Molecular currencies for constraining carbon cycle dynamics
2nd June 2022 | 3.10 pm – 3.30 pm
Hans-Knöll-Straße 10, 07745 Jena, Germany
BGC Lecture Hall
Zoom: will be provided
Session 2 – Processes shaping biosphere-atmosphere interactions (Susan Trumbore, moderator)
2nd June 2022 | 1.30 pm – 3.30 pm
Myriad fates await carbon photosynthetically fixed by Earth’s biosphere into organic matter. The predominant fate of the majority of biospheric organic matter is rapid remineralization back to CO2. However, a fraction of biospheric organic matter persists in the environment – in soils, waters, sediments and ultimately rocks – for millennia and beyond. The factors that modulate this leakage of carbon from fast to slow cycling reservoirs (and vice versa) exert a profound influence on Earth surface conditions on a range of timescales.

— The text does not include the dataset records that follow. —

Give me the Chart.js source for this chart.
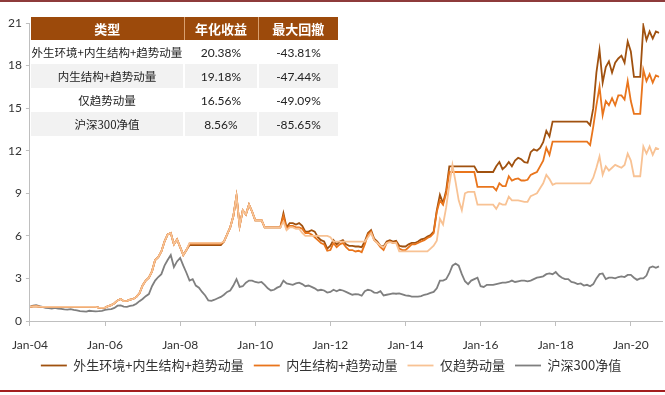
<!DOCTYPE html>
<html>
<head>
<meta charset="utf-8">
<script src="https://cdn.jsdelivr.net/npm/chart.js@4.4.1/dist/chart.umd.min.js"></script>
<style>
body { margin: 0; background: #fff; }
#wrap { position: relative; width: 665px; height: 395px; }
#topline { position: absolute; left: 0; top: 0; width: 665px; height: 2px; background: #8e3b3b; }
#botline { position: absolute; left: 0; top: 390px; width: 665px; height: 2px; background: #a31f1f; }
#stats { position: absolute; left: 31px; top: 17px; border-collapse: collapse; table-layout: fixed; width: 307px; }
#stats th { background: #9c4a0b; color: #fff; font: bold 13px "Noto Sans CJK SC", sans-serif; height: 23px; padding: 0; }
#stats th + th { border-left: 1px solid #d9a070; }
#stats td { height: 24px; padding: 0; text-align: center; color: #222; font: 12px Lato, sans-serif; }
#stats td + td { border-left: 2px solid #fff; }
#stats td.cn { font: 11.5px "Noto Sans CJK SC", sans-serif; }
#stats tr.g td { background: #f2f2f2; }
</style>
</head>
<body>
<div id="wrap">
  <canvas id="lineChart" width="665" height="395"></canvas>
  <div id="topline"></div>
  <div id="botline"></div>
  <table id="stats">
    <colgroup><col style="width:153px"><col style="width:74px"><col style="width:80px"></colgroup>
    <thead><tr><th>类型</th><th>年化收益</th><th>最大回撤</th></tr></thead>
    <tbody id="table-body"></tbody>
  </table>
</div>
<script>
// series names (legend order)
var seriesNames = ["外生环境+内生结构+趋势动量", "内生结构+趋势动量", "仅趋势动量", "沪深300净值"];
var annualReturn = ["20.38%", "19.18%", "16.56%", "8.56%"];
var maxDrawdown = ["-43.81%", "-47.44%", "-49.09%", "-85.65%"];

// monthly net values, Jan-2004 .. Oct-2020
var fullModel = [
    1.00, 1.03, 1.04, 1.01, 1.00, 1.00, 1.00, 1.00, 1.00, 1.00, 1.00, 1.00,
    1.00, 1.00, 1.00, 1.00, 1.00, 1.00, 1.00, 1.00, 1.00, 1.00, 0.95, 0.92,
    0.95, 1.05, 1.12, 1.25, 1.45, 1.55, 1.40, 1.42, 1.50, 1.55, 1.70, 1.95,
    2.50, 2.85, 3.05, 3.50, 4.30, 4.50, 4.90, 5.60, 6.10, 6.20, 5.40, 5.75,
    5.20, 4.65, 5.00, 5.35, 5.35, 5.35, 5.35, 5.35, 5.35, 5.35, 5.35, 5.35,
    5.35, 5.35, 5.60, 6.10, 6.60, 7.40, 8.80, 6.70, 7.80, 7.50, 8.20, 7.70,
    7.10, 7.10, 7.10, 6.60, 6.60, 6.60, 6.60, 6.60, 6.60, 7.60, 6.60, 6.90,
    6.90, 6.80, 6.90, 6.70, 6.30, 6.30, 6.40, 6.30, 5.90, 5.70, 5.60, 5.10,
    5.30, 5.70, 5.40, 5.60, 5.70, 5.40, 5.30, 5.30, 5.25, 5.25, 5.20, 5.60,
    6.20, 6.40, 5.80, 5.60, 5.30, 5.25, 5.60, 5.70, 5.60, 5.65, 5.30, 5.25,
    5.25, 5.40, 5.50, 5.50, 5.60, 5.75, 5.80, 5.95, 6.05, 6.30, 7.80, 8.90,
    8.30, 9.20, 10.9, 10.9, 10.9, 10.9, 10.9, 10.9, 10.9, 10.9, 10.9, 10.5,
    10.5, 10.5, 10.5, 10.5, 10.5, 10.9, 11.2, 10.7, 10.9, 11.2, 10.9, 11.3,
    11.5, 11.4, 11.2, 11.15, 11.9, 12.1, 12.0, 12.2, 12.6, 13.4, 13.0, 14.05,
    14.05, 14.05, 14.05, 14.05, 14.05, 14.05, 14.05, 14.05, 14.05, 14.05, 14.05, 13.8,
    15.0, 17.5, 19.1, 16.8, 17.9, 18.3, 17.5, 18.2, 18.5, 18.7, 18.2, 19.7,
    19.0, 17.2, 17.2, 17.2, 20.8, 19.8, 20.4, 19.9, 20.4, 20.3
];
var innerModel = [
    1.00, 1.03, 1.04, 1.01, 1.00, 1.00, 1.00, 1.00, 1.00, 1.00, 1.00, 1.00,
    1.00, 1.00, 1.00, 1.00, 1.00, 1.00, 1.00, 1.00, 1.00, 1.00, 0.95, 0.92,
    0.95, 1.05, 1.12, 1.25, 1.45, 1.55, 1.40, 1.42, 1.50, 1.55, 1.70, 1.95,
    2.50, 2.85, 3.05, 3.50, 4.30, 4.50, 4.90, 5.60, 6.10, 6.20, 5.40, 5.75,
    5.20, 4.65, 5.00, 5.45, 5.45, 5.45, 5.45, 5.45, 5.45, 5.45, 5.45, 5.45,
    5.45, 5.45, 5.60, 6.10, 6.60, 7.40, 8.80, 6.70, 7.80, 7.50, 8.20, 7.70,
    7.10, 7.10, 7.10, 6.60, 6.60, 6.60, 6.60, 6.60, 6.60, 7.40, 6.50, 6.70,
    6.70, 6.60, 6.60, 6.50, 6.20, 6.20, 6.10, 5.90, 5.70, 5.50, 5.40, 4.95,
    5.00, 5.50, 5.20, 5.40, 5.50, 5.20, 5.00, 5.00, 4.90, 4.95, 4.85, 5.40,
    6.10, 6.30, 5.70, 5.50, 5.20, 5.00, 5.50, 5.60, 5.50, 5.55, 5.10, 5.00,
    5.00, 5.20, 5.40, 5.40, 5.50, 5.60, 5.70, 5.85, 5.95, 6.20, 7.70, 8.50,
    8.20, 9.00, 10.5, 10.5, 10.5, 10.5, 10.5, 10.5, 10.5, 10.5, 10.5, 9.45,
    9.45, 9.45, 9.45, 9.45, 9.45, 9.20, 9.70, 9.50, 9.50, 10.2, 9.90, 10.0,
    10.05, 9.90, 9.90, 9.95, 10.3, 10.4, 10.5, 10.9, 11.3, 12.2, 11.7, 12.64,
    12.64, 12.64, 12.64, 12.64, 12.64, 12.64, 12.64, 12.64, 12.64, 12.64, 12.64, 12.4,
    13.7, 15.2, 16.5, 14.5, 15.5, 15.2, 15.7, 15.2, 15.9, 15.9, 15.6, 16.9,
    15.5, 14.6, 14.6, 14.6, 17.7, 16.9, 17.4, 16.8, 17.3, 17.2
];
var trendOnly = [
    1.00, 1.03, 1.04, 1.01, 1.00, 1.00, 1.00, 1.00, 1.00, 1.00, 1.00, 1.00,
    1.00, 1.00, 1.00, 1.00, 1.00, 1.00, 1.00, 1.00, 1.00, 1.00, 0.95, 0.92,
    0.95, 1.05, 1.12, 1.25, 1.45, 1.55, 1.40, 1.42, 1.50, 1.55, 1.70, 1.95,
    2.50, 2.85, 3.05, 3.50, 4.30, 4.50, 4.90, 5.60, 6.10, 6.20, 5.40, 5.75,
    5.20, 4.65, 5.00, 5.50, 5.50, 5.50, 5.50, 5.50, 5.50, 5.50, 5.50, 5.50,
    5.50, 5.50, 5.60, 6.10, 6.60, 7.40, 8.80, 6.70, 7.80, 7.50, 8.20, 7.70,
    7.10, 7.10, 7.10, 6.60, 6.60, 6.60, 6.60, 6.60, 6.60, 7.00, 6.40, 6.60,
    6.60, 6.50, 6.50, 6.20, 6.00, 6.00, 6.00, 6.00, 6.00, 6.00, 6.00, 6.00,
    5.90, 5.60, 5.60, 5.60, 5.60, 5.60, 5.60, 5.60, 5.60, 5.60, 5.60, 5.60,
    5.90, 6.20, 5.70, 5.50, 5.30, 5.20, 5.50, 5.55, 5.50, 5.50, 4.90, 4.90,
    4.90, 4.90, 4.90, 4.90, 4.90, 4.90, 4.90, 4.90, 5.10, 5.30, 5.66, 7.20,
    6.80, 8.00, 9.60, 11.0, 9.80, 8.50, 7.80, 9.00, 9.10, 9.10, 9.10, 8.20,
    8.20, 8.20, 8.20, 8.20, 8.20, 7.90, 8.30, 8.20, 8.20, 8.76, 8.50, 8.50,
    8.50, 8.45, 8.40, 8.40, 8.80, 8.90, 9.00, 9.35, 9.70, 10.3, 10.0, 9.60,
    9.70, 9.70, 9.70, 9.70, 9.70, 9.70, 9.70, 9.70, 9.70, 9.70, 9.70, 9.70,
    10.1, 10.8, 11.6, 10.3, 10.9, 10.6, 10.8, 11.0, 10.9, 10.8, 11.0, 11.8,
    11.3, 10.2, 10.2, 10.2, 12.3, 11.8, 12.3, 11.7, 12.2, 12.1
];
var hs300 = [
    1.00, 1.08, 1.12, 1.05, 1.00, 0.93, 0.90, 0.88, 0.92, 0.87, 0.86, 0.82,
    0.80, 0.83, 0.78, 0.75, 0.70, 0.68, 0.66, 0.72, 0.70, 0.68, 0.69, 0.72,
    0.78, 0.82, 0.84, 0.92, 1.08, 1.10, 1.02, 1.00, 1.06, 1.10, 1.22, 1.40,
    1.55, 1.75, 1.90, 2.45, 2.85, 3.10, 3.30, 3.90, 4.30, 4.65, 3.80, 4.20,
    4.45, 3.90, 3.40, 2.85, 2.95, 2.50, 2.35, 2.05, 1.80, 1.45, 1.42, 1.50,
    1.60, 1.70, 1.85, 2.05, 2.15, 2.50, 2.95, 2.40, 2.45, 2.70, 2.85, 2.85,
    2.75, 2.70, 2.75, 2.55, 2.30, 2.15, 2.20, 2.35, 2.45, 2.85, 2.65, 2.60,
    2.55, 2.65, 2.70, 2.60, 2.45, 2.50, 2.40, 2.30, 2.15, 2.20, 2.15, 2.00,
    2.05, 2.20, 2.10, 2.20, 2.15, 2.05, 1.95, 1.85, 1.90, 1.88, 1.78, 2.10,
    2.20, 2.15, 2.00, 1.98, 2.10, 1.80, 1.85, 1.90, 1.95, 1.92, 1.95, 1.88,
    1.80, 1.78, 1.72, 1.72, 1.72, 1.75, 1.85, 1.90, 1.98, 2.05, 2.30, 2.85,
    2.85, 2.95, 3.35, 3.90, 4.05, 3.90, 3.30, 2.80, 2.60, 2.85, 2.95, 3.05,
    2.45, 2.40, 2.55, 2.55, 2.55, 2.60, 2.65, 2.70, 2.70, 2.75, 2.85, 2.75,
    2.80, 2.85, 2.85, 2.80, 2.85, 2.95, 3.05, 3.10, 3.15, 3.30, 3.35, 3.30,
    3.45, 3.20, 3.05, 2.95, 2.95, 2.75, 2.70, 2.60, 2.65, 2.50, 2.55, 2.45,
    2.60, 3.00, 3.30, 3.35, 2.95, 3.05, 3.05, 3.00, 3.10, 3.15, 3.10, 3.25,
    3.25, 3.05, 2.90, 3.00, 3.00, 3.20, 3.75, 3.85, 3.75, 3.85
];
var yearTicks = [2004, 2006, 2008, 2010, 2012, 2014, 2016, 2018, 2020];

// month positions on the time axis (fractional years)
var months = [];
for (var i = 0; i < fullModel.length; i++) {
    months.push(2004 + i / 12);
}

function toPoints(values) {
    return values.map((v, i) => ({ x: months[i], y: v }));
}

let tableData = "";
seriesNames.forEach((name, i) => {
    tableData += `<tr${i % 2 ? ' class="g"' : ""}>
        <td class="cn">${name}</td>
        <td>${annualReturn[i]}</td>
        <td>${maxDrawdown[i]}</td>
    </tr>`;
});
document.getElementById("table-body").innerHTML = tableData;

const colors = ["#a0510f", "#e9751c", "#f8c294", "#7f7f7f"];
const seriesData = [fullModel, innerModel, trendOnly, hs300];
const drawOrder = [2, 1, 0, 3];

const ctx = document.getElementById("lineChart").getContext("2d");
const lineChart = new Chart(ctx, {
    type: "line",
    data: {
        datasets: seriesNames.map((name, i) => ({
            label: name,
            data: toPoints(seriesData[i]),
            borderColor: colors[i],
            backgroundColor: colors[i],
            borderWidth: 1.8,
            pointRadius: 0,
            tension: 0,
            order: drawOrder[i],
        })),
    },
    options: {
        responsive: false,
        animation: false,
        layout: { padding: { top: 23, right: 3, bottom: 13, left: 0 } },
        plugins: {
            tooltip: { enabled: false },
            legend: {
                position: "bottom",
                labels: {
                    usePointStyle: true,
                    pointStyle: "line",
                    pointStyleWidth: 26,
                    padding: 10,
                    color: "#333",
                    font: { family: "'Noto Sans CJK SC'", size: 13 },
                    sort: (a, b) => a.datasetIndex - b.datasetIndex,
                },
            },
        },
        scales: {
            x: {
                type: "linear",
                min: 2004,
                max: 2020.83,
                afterFit: (scale) => { scale.height = 28; },
                afterBuildTicks: (scale) => {
                    scale.ticks = yearTicks.map((v) => ({ value: v }));
                },
                grid: { drawOnChartArea: false, tickLength: 5, color: "#bfbfbf" },
                border: { color: "#bfbfbf" },
                ticks: {
                    padding: 12,
                    maxRotation: 0,
                    color: "#333",
                    font: { family: "Lato", size: 12 },
                    callback: (v) => "Jan-" + String(v).slice(2),
                },
            },
            y: {
                min: 0,
                max: 21,
                afterFit: (scale) => { scale.width = 28; },
                grid: { drawOnChartArea: false, tickLength: 4, color: "#bfbfbf" },
                border: { color: "#bfbfbf" },
                ticks: {
                    stepSize: 3,
                    padding: 4,
                    color: "#333",
                    font: { family: "Lato", size: 12 },
                },
            },
        },
    },
});
</script>
</body>
</html>
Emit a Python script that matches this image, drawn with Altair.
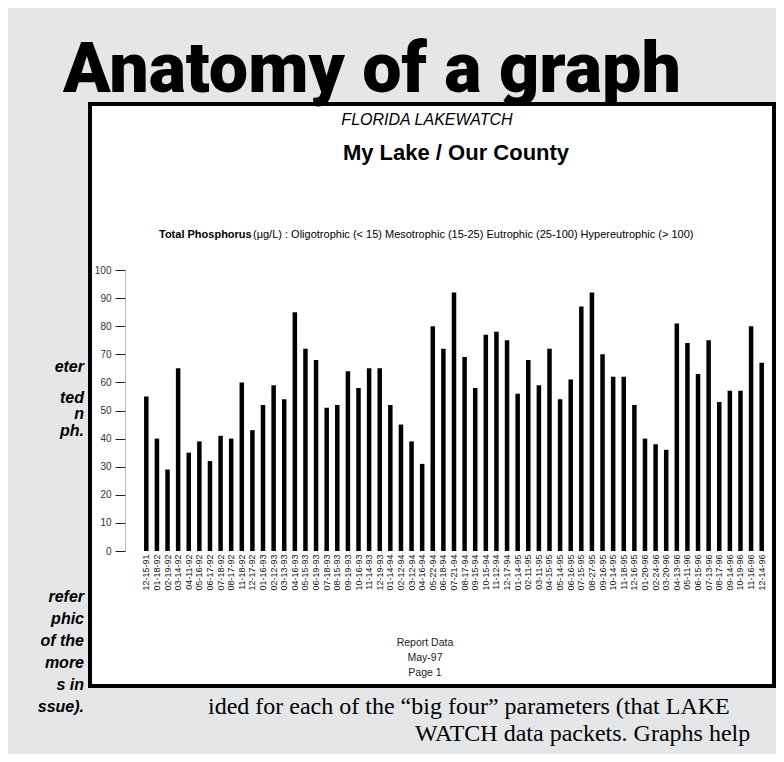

A comprehensive knowledge of what this residual carbon component – the “dregs of life” – is comprised of, how it is sequestered, the conditions under which it is destabilised, and the manner in which it moves between different reservoirs, is crucial to understand its role and impacts on the global carbon cycle. However, constraining the sources, fate and dynamics of this residual organic matter presents formidable challenges due the complex mixtures of carbon components comprising different environmental matrices. Novel approaches are needed to trace the flow of carbon derived from different sources within and between different pools. Molecular-level information provides useful “currencies” for assessing carbon transfer and transformation encompassing diverse carbon pools, particularly when coupled with isotopic signatures. In particular, compound-specific radiocarbon measurements provide unique constraints on the fate of specific organic components entrained in the carbon cycle, allowing for deconstruction of underlying processes, and elucidation of transport and storage dynamics. This presentation will highlight new insights gleaned from radiocarbon analyses at the molecular level to the global scale. These findings shed light on the complexity of underlying processes at work, and underscore the pervasive role of organo-mineral interactions on carbon cycling within and between terrestrial and aquatic systems.
Timothy Eglinton FRS is Professor of Biogeoscience within the Department of Earth Sciences at ETH Zürich. Eglinton obtained a BSc in Environmental Science at the Plymouth Polytechnic, and MSc and PhD in Organic Geochemistry at the University of Newcastle-upon-Tyne. Following postdoctoral research positions at Delft Technical University (Netherlands) and Oslo University (Norway), he joined Woods Hole Oceanographic Institution in 1989. He was a member of the Scientific Staff there until 2010, when he joined ETH.
Eglinton’s research program is centered on tracing the origin, cycling and legacy of biospheric carbon, and to understand the role of organic matter production, remineralization, transport and burial as a component of the global carbon cycle. He focusses on processes on the continents and in the oceans, as well as the transfer of carbon between these systems. He has pioneered radiocarbon measurements at the molecular level as a tool to examine carbon cycle processes.